ENVIRONMENT

State lawmakers from both parties take aim at negligent landlords

BY Michael Hill, Correspondent |

Homemade video shows the rats rule at Yanira Cortes’ Newark apartment where she has four children.

“My four-year-old started regressing because she’s afraid to go to the bathroom at night so she’s urinating in the bed because she doesn’t want to get up to go to the bathroom at all,” said Cortes.

Nearby on West Kinney in another apartment, a workman for the owner reportedly sealed the windows shut on a 76-year-old woman and her disabled son. NJTV News tested one of the windows.

Democrat Sen. Ron Rice of Newark and Republican Sen. Jennifer Beck of Monmouth County have teamed up on legislation called the Safe Sanitary Subsidized Rental Housing Bill of Rights. It’s a bill that targets landlords who fail to meet safety and sanitary standards while their tenants pay most of their rent through public assistance and landlords who hide behind post office box addresses as in Asbury Park.

“In this town alone 300 different LLCs were all registered to the same PO box and therefore for our enforcement people in the city as they are trying to enforce the codes, they can’t track down a human being,” said Beck.

“The state government and federal government continue to pay these landlords, even though they know there are a series of violations there and some of these residents need to be removed because of unhealthy conditions,” said Rice.

The senators were not welcomed at this Asbury Park boarding house where one resident summed up the conditions.

“I got bugs, no air, I have the drug addicts in and out all through the night,” said resident Jerry Gore.

Seconds later, the manager shewed us off the property. No pictures. The man pointed out as the owner took off as NJTV News approached.

At another Asbury Park boarding house, a resident who says he feared eviction if he talked, whispered about the conditions.

“It’s horrible, I’m getting out,” said resident Brian Sturdee.

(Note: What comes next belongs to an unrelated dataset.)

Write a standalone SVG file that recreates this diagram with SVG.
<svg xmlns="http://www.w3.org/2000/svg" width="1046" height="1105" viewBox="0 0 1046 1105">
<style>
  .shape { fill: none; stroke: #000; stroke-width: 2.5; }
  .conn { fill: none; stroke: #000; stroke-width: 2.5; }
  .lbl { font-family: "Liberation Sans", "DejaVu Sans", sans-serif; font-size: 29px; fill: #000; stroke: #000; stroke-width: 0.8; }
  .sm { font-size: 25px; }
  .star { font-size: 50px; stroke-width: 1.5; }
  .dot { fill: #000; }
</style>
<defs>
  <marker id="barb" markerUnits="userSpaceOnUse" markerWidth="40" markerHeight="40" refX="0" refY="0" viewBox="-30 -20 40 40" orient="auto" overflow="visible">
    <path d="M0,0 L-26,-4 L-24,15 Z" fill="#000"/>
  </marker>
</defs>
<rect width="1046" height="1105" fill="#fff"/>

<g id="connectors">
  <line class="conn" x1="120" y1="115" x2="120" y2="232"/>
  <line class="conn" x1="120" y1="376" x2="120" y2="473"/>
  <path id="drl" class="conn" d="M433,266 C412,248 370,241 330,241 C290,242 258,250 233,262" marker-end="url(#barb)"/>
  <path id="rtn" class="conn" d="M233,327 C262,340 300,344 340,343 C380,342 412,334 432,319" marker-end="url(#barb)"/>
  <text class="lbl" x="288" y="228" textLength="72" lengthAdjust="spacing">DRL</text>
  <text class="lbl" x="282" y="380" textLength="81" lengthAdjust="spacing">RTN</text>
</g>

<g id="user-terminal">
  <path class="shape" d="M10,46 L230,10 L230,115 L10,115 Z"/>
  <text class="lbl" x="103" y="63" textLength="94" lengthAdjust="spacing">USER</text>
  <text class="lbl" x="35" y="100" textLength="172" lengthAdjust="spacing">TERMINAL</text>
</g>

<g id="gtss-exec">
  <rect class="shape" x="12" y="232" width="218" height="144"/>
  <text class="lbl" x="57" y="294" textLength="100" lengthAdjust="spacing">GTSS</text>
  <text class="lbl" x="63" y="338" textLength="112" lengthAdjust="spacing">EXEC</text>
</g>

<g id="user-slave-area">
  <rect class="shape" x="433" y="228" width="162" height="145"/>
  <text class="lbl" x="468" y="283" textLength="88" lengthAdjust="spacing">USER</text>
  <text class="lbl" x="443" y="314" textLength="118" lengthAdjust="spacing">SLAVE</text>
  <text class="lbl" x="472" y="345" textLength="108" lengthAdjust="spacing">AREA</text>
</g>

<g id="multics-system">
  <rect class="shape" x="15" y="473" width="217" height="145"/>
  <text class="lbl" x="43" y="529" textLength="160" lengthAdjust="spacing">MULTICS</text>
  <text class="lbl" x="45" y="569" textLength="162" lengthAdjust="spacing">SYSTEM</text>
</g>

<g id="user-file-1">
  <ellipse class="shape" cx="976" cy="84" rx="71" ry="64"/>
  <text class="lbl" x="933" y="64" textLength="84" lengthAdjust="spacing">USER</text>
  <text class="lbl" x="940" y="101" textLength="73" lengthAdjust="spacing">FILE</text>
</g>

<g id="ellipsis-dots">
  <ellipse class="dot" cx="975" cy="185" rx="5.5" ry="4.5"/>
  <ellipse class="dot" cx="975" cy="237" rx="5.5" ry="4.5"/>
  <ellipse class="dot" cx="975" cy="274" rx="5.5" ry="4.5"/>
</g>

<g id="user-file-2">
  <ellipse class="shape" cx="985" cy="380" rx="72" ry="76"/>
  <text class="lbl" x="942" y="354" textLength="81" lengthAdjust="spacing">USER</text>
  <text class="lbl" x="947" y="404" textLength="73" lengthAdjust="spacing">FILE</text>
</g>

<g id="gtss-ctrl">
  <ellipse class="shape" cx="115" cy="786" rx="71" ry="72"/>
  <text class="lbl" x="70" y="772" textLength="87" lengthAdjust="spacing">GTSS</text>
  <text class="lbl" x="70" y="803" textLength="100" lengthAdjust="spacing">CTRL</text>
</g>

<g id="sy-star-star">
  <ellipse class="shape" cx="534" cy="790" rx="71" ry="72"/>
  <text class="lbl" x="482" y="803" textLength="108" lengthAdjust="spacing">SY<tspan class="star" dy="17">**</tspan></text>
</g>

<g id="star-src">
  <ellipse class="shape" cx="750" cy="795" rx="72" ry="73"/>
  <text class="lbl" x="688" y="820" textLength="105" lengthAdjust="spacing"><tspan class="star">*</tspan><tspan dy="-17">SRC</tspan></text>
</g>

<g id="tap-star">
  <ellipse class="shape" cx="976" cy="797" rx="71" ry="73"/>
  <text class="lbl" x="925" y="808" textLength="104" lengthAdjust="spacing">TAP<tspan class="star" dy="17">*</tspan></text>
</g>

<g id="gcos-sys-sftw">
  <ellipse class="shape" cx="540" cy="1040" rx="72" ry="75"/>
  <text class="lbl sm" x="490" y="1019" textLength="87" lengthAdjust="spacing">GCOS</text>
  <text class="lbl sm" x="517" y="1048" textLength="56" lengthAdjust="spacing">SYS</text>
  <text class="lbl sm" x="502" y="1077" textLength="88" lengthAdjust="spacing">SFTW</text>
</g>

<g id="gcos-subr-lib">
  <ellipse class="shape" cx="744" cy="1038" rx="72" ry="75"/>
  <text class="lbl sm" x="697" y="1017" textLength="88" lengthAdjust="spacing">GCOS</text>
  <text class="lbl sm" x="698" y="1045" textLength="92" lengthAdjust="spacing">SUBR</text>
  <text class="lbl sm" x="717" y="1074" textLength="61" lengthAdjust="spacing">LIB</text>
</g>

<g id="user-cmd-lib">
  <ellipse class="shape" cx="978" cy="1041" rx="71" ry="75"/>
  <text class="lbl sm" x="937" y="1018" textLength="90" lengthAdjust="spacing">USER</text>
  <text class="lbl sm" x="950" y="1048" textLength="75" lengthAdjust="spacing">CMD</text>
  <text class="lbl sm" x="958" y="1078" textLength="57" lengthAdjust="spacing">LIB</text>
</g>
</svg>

Inside, small bugs crawled on the floor of the common bathroom. Beck said the building is known to code inspectors as a repeat offender. But, the owner vehemently denied it and says often conditions deteriorate because residents don’t practice good hygiene and other good habits.

“We have no outstanding penalties, no nothing. So far, I don’t understand why we’re being singled out,” said building co-owner Musa Guven.

The senators say their bill moved through one committee with no opposition and testimony from Cortes that included putting her rent in escrow for two years. Days later she received an eviction notice.

“It appears that the landlord is retaliating because this individual complained,” Beck said.

NJTV News is awaiting a call back from the landlord for response to this and other complaints.

Housing advocates say a bill like this is long overdue — one that will reign in landlords whose tenants rely on public tax dollars to pay part of the rent.

“I think it will help make the owners accountable,” said senior organizer Bill Good.

Senators say the whole effort needs better cooperation among the local housing agencies, the state and federal governments because public dollars shouldn’t underwrite or subsidize any inhumane conditions.